Direction
Every line of the records must be repeated exactly; pictures stay out.

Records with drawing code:
+++++
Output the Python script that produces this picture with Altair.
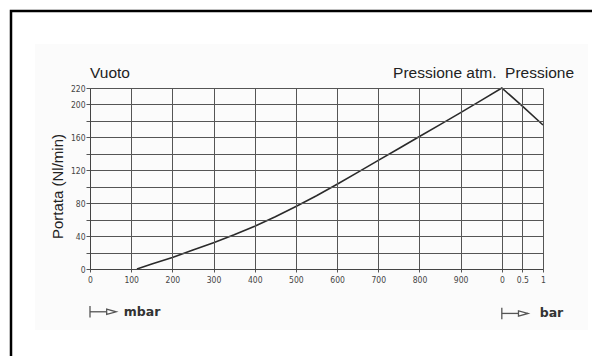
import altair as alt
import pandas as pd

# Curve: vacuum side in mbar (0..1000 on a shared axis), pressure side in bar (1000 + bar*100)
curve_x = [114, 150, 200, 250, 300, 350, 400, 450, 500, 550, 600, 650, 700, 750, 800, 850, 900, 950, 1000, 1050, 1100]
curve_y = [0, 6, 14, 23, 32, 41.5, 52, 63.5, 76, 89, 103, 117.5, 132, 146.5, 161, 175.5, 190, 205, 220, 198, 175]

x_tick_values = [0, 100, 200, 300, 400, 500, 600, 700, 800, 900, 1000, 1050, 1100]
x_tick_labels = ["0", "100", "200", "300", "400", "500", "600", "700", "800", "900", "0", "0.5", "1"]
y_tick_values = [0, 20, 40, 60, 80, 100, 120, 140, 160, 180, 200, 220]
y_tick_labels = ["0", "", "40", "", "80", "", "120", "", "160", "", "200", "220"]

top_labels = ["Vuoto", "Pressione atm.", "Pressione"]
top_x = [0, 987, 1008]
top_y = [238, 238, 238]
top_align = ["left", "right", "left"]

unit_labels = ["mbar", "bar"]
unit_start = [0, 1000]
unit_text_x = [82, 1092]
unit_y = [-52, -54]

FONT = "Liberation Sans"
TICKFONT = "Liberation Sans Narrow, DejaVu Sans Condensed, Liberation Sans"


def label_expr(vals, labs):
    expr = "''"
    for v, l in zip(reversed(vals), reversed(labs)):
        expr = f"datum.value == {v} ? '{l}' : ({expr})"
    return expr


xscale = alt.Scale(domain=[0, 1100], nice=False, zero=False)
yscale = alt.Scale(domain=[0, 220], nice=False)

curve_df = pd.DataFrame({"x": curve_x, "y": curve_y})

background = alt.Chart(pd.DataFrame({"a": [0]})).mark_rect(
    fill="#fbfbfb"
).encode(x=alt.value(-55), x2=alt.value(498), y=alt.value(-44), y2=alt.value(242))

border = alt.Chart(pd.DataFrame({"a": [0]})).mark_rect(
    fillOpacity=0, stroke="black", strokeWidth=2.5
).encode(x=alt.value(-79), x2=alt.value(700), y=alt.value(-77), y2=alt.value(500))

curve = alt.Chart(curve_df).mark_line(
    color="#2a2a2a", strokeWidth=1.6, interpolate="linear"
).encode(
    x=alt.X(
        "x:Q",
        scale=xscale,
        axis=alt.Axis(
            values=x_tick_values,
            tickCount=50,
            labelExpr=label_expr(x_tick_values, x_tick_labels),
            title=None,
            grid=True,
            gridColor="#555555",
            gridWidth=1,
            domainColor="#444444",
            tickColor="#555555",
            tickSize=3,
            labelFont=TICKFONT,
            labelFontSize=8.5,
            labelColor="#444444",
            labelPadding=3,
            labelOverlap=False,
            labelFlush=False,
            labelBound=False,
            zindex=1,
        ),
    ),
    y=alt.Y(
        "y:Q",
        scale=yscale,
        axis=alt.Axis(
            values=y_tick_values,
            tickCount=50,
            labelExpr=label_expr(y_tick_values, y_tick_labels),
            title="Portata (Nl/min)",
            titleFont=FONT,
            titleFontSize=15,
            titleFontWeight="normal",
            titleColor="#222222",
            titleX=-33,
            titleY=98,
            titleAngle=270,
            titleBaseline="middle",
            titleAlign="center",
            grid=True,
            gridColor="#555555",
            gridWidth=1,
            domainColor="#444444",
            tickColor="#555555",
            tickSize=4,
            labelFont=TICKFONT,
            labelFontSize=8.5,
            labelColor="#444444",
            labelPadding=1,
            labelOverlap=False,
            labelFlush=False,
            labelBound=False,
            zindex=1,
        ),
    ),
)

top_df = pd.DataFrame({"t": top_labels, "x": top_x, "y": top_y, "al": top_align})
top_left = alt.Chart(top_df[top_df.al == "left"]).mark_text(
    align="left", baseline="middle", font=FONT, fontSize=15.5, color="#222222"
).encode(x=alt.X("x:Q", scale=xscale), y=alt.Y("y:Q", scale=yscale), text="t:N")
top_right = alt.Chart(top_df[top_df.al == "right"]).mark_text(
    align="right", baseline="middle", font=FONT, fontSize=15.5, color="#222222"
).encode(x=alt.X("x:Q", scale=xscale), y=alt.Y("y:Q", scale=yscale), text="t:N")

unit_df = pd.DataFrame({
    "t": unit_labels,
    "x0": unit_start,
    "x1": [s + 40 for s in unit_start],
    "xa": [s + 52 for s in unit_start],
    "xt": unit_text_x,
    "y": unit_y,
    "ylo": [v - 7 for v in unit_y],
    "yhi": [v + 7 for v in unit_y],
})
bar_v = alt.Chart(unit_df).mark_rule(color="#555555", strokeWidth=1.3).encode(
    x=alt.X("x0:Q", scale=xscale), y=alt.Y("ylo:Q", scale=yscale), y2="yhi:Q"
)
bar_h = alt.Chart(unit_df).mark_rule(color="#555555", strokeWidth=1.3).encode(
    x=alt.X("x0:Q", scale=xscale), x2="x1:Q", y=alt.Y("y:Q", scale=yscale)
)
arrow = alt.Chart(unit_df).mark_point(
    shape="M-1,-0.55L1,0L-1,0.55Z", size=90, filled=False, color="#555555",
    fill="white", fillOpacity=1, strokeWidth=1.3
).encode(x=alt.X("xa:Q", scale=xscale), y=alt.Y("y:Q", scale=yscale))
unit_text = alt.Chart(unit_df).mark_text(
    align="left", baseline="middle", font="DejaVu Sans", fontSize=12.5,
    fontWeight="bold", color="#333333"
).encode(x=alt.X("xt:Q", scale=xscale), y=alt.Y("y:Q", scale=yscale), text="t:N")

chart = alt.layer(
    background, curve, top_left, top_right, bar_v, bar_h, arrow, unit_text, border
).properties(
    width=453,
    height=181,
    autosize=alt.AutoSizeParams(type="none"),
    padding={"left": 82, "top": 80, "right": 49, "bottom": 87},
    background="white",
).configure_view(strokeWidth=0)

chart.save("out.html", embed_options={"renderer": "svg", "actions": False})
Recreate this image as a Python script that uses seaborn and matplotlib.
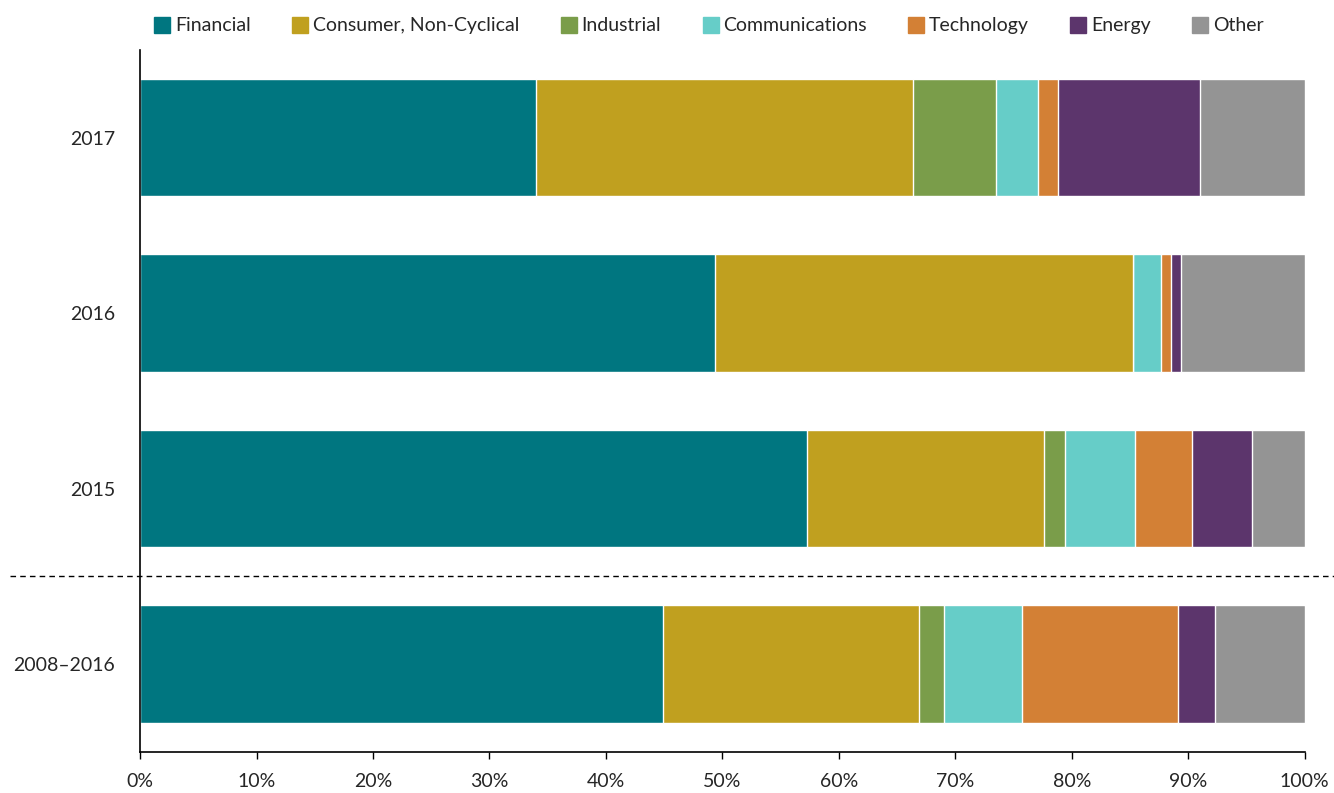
+++++
Written solution
Output the Python script that produces this picture with Altair.
import altair as alt
import pandas as pd

# Curve: vacuum side in mbar (0..1000 on a shared axis), pressure side in bar (1000 + bar*100)
curve_x = [114, 150, 200, 250, 300, 350, 400, 450, 500, 550, 600, 650, 700, 750, 800, 850, 900, 950, 1000, 1050, 1100]
curve_y = [0, 6, 14, 23, 32, 41.5, 52, 63.5, 76, 89, 103, 117.5, 132, 146.5, 161, 175.5, 190, 205, 220, 198, 175]

x_tick_values = [0, 100, 200, 300, 400, 500, 600, 700, 800, 900, 1000, 1050, 1100]
x_tick_labels = ["0", "100", "200", "300", "400", "500", "600", "700", "800", "900", "0", "0.5", "1"]
y_tick_values = [0, 20, 40, 60, 80, 100, 120, 140, 160, 180, 200, 220]
y_tick_labels = ["0", "", "40", "", "80", "", "120", "", "160", "", "200", "220"]

top_labels = ["Vuoto", "Pressione atm.", "Pressione"]
top_x = [0, 987, 1008]
top_y = [238, 238, 238]
top_align = ["left", "right", "left"]

unit_labels = ["mbar", "bar"]
unit_start = [0, 1000]
unit_text_x = [82, 1092]
unit_y = [-52, -54]

FONT = "Liberation Sans"
TICKFONT = "Liberation Sans Narrow, DejaVu Sans Condensed, Liberation Sans"


def label_expr(vals, labs):
    expr = "''"
    for v, l in zip(reversed(vals), reversed(labs)):
        expr = f"datum.value == {v} ? '{l}' : ({expr})"
    return expr


xscale = alt.Scale(domain=[0, 1100], nice=False, zero=False)
yscale = alt.Scale(domain=[0, 220], nice=False)

curve_df = pd.DataFrame({"x": curve_x, "y": curve_y})

background = alt.Chart(pd.DataFrame({"a": [0]})).mark_rect(
    fill="#fbfbfb"
).encode(x=alt.value(-55), x2=alt.value(498), y=alt.value(-44), y2=alt.value(242))

border = alt.Chart(pd.DataFrame({"a": [0]})).mark_rect(
    fillOpacity=0, stroke="black", strokeWidth=2.5
).encode(x=alt.value(-79), x2=alt.value(700), y=alt.value(-77), y2=alt.value(500))

curve = alt.Chart(curve_df).mark_line(
    color="#2a2a2a", strokeWidth=1.6, interpolate="linear"
).encode(
    x=alt.X(
        "x:Q",
        scale=xscale,
        axis=alt.Axis(
            values=x_tick_values,
            tickCount=50,
            labelExpr=label_expr(x_tick_values, x_tick_labels),
            title=None,
            grid=True,
            gridColor="#555555",
            gridWidth=1,
            domainColor="#444444",
            tickColor="#555555",
            tickSize=3,
            labelFont=TICKFONT,
            labelFontSize=8.5,
            labelColor="#444444",
            labelPadding=3,
            labelOverlap=False,
            labelFlush=False,
            labelBound=False,
            zindex=1,
        ),
    ),
    y=alt.Y(
        "y:Q",
        scale=yscale,
        axis=alt.Axis(
            values=y_tick_values,
            tickCount=50,
            labelExpr=label_expr(y_tick_values, y_tick_labels),
            title="Portata (Nl/min)",
            titleFont=FONT,
            titleFontSize=15,
            titleFontWeight="normal",
            titleColor="#222222",
            titleX=-33,
            titleY=98,
            titleAngle=270,
            titleBaseline="middle",
            titleAlign="center",
            grid=True,
            gridColor="#555555",
            gridWidth=1,
            domainColor="#444444",
            tickColor="#555555",
            tickSize=4,
            labelFont=TICKFONT,
            labelFontSize=8.5,
            labelColor="#444444",
            labelPadding=1,
            labelOverlap=False,
            labelFlush=False,
            labelBound=False,
            zindex=1,
        ),
    ),
)

top_df = pd.DataFrame({"t": top_labels, "x": top_x, "y": top_y, "al": top_align})
top_left = alt.Chart(top_df[top_df.al == "left"]).mark_text(
    align="left", baseline="middle", font=FONT, fontSize=15.5, color="#222222"
).encode(x=alt.X("x:Q", scale=xscale), y=alt.Y("y:Q", scale=yscale), text="t:N")
top_right = alt.Chart(top_df[top_df.al == "right"]).mark_text(
    align="right", baseline="middle", font=FONT, fontSize=15.5, color="#222222"
).encode(x=alt.X("x:Q", scale=xscale), y=alt.Y("y:Q", scale=yscale), text="t:N")

unit_df = pd.DataFrame({
    "t": unit_labels,
    "x0": unit_start,
    "x1": [s + 40 for s in unit_start],
    "xa": [s + 52 for s in unit_start],
    "xt": unit_text_x,
    "y": unit_y,
    "ylo": [v - 7 for v in unit_y],
    "yhi": [v + 7 for v in unit_y],
})
bar_v = alt.Chart(unit_df).mark_rule(color="#555555", strokeWidth=1.3).encode(
    x=alt.X("x0:Q", scale=xscale), y=alt.Y("ylo:Q", scale=yscale), y2="yhi:Q"
)
bar_h = alt.Chart(unit_df).mark_rule(color="#555555", strokeWidth=1.3).encode(
    x=alt.X("x0:Q", scale=xscale), x2="x1:Q", y=alt.Y("y:Q", scale=yscale)
)
arrow = alt.Chart(unit_df).mark_point(
    shape="M-1,-0.55L1,0L-1,0.55Z", size=90, filled=False, color="#555555",
    fill="white", fillOpacity=1, strokeWidth=1.3
).encode(x=alt.X("xa:Q", scale=xscale), y=alt.Y("y:Q", scale=yscale))
unit_text = alt.Chart(unit_df).mark_text(
    align="left", baseline="middle", font="DejaVu Sans", fontSize=12.5,
    fontWeight="bold", color="#333333"
).encode(x=alt.X("xt:Q", scale=xscale), y=alt.Y("y:Q", scale=yscale), text="t:N")

chart = alt.layer(
    background, curve, top_left, top_right, bar_v, bar_h, arrow, unit_text, border
).properties(
    width=453,
    height=181,
    autosize=alt.AutoSizeParams(type="none"),
    padding={"left": 82, "top": 80, "right": 49, "bottom": 87},
    background="white",
).configure_view(strokeWidth=0)

chart.save("out.html", embed_options={"renderer": "svg", "actions": False})
Recreate this image as a Python script that uses seaborn and matplotlib.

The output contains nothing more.